A los dones extraordinarios de profecía y de
penetración de las conciencias, que le permitían -y lo hacía con frecuencia-
adelantarse a enumerar los pecados que debía manifestar el penitente, expulsar
del confesonario a los que se acercaban con otros fines, como intentar ver las
"llagas" de sus manos,
sentir "el perfume del Padre Pío"...,
negar la absolución porque no descubría en el penitente los requisitos de
arrepentimiento y de propósito de la enmienda necesarios para recibirla..., tenemos
que añadir los de una paciencia y un aguante casi ilimitados y el de una
generosidad tal que no son posibles en el ser humano sin una gracia especial del
Señor. Al escribir a su Director espiritual: «Todo se resume en esto: estoy devorado por el amor de Dios y el amor
del prójimo», el Padre Pío descubría, sin duda, en ello un gran regalo de «nuestro sumo Bienhechor», Dios.
Para el Padre Pío colocarse en el confesonario era un tormento.
Así lo manifestó a un sacerdote: «¡Si te
dieras cuenta de lo tremendo que es sentarse al tribunal de la confesión! Somos
nosotros, los confesores, nada menos que administradores de la Sangre de
Cristo. Y ¡qué cuidadosos y atentos debemos estar para no maltratarla!». Pero,
como se ha dicho ya, él aceptó gustoso este tormento y se dedicó durante toda
su larga vida sacerdotal, y por muchas horas al día, a este ministerio.
A otro sacerdote, éste inglés, el Padre Pío le regaló
esta confidencia: «Las almas no me vienen
de regalo, ni mucho menos. Si supieras cuánto cuesta un alma. Las almas se
compran a muy alto precio. No ignoras lo que costaron a Cristo. Pues ahora es
preciso que nosotros las paguemos con la misma moneda». Y el Padre Pío
ofreció al Señor esa moneda.
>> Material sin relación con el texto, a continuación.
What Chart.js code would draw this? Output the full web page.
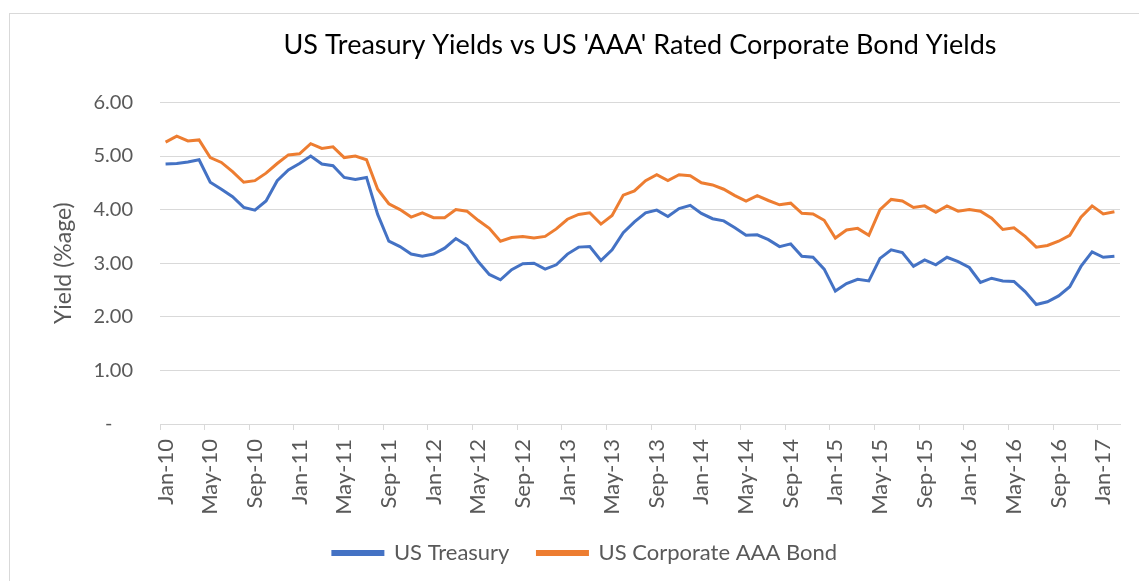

El 29 de noviembre de 1910, después de
manifestarle al padre Benedicto la necesidad que experimentaba, desde hacía
algún tiempo, de ofrecerse víctima al Señor por los pecadores y por las almas
del purgatorio, y antes de pedirle autorización para hacerlo, le escribió: «Es cierto que ya he realizado varias veces
esta ofrenda al Señor, suplicándole que quiera derramar sobre mí los castigos
que están preparados para los pecadores y para las almas que purgan, incluso
centuplicándolos, con tal que convierta y salve a los pecadores y admita pronto
en el paraíso a las almas del purgatorio».
Dejando sin señalar otros sufrimientos, uno especialmente
doloroso para el Padre Pío confesor era negar la absolución al penitente que no
juzgaba preparado para recibirla. Y el Padre Pío aceptó también este
sufrimiento y se lo ofreció al Señor, aunque las consecuencias de hacerlo
fueran muy exigentes para él. La menos importante eran las críticas que le
llegaban por este modo de proceder. Las que le afectabas más de lleno eran, sin
duda, la situación del que había decidido permanecer en el pecado y su angustia
personal hasta que lo veía regresar arrepentido al confesonario. Y no podía
olvidar las muchas horas que tendría que dedicar a la oración hasta conseguir
de Dios que ese penitente volviera en busca de la absolución. A su Director
espiritual lo manifestó así: «Cuántas
veces, por no decir siempre, me toca decirle a Dios juez, como Moisés:
"perdona a este pueblo o bórrame del libro de la vida"».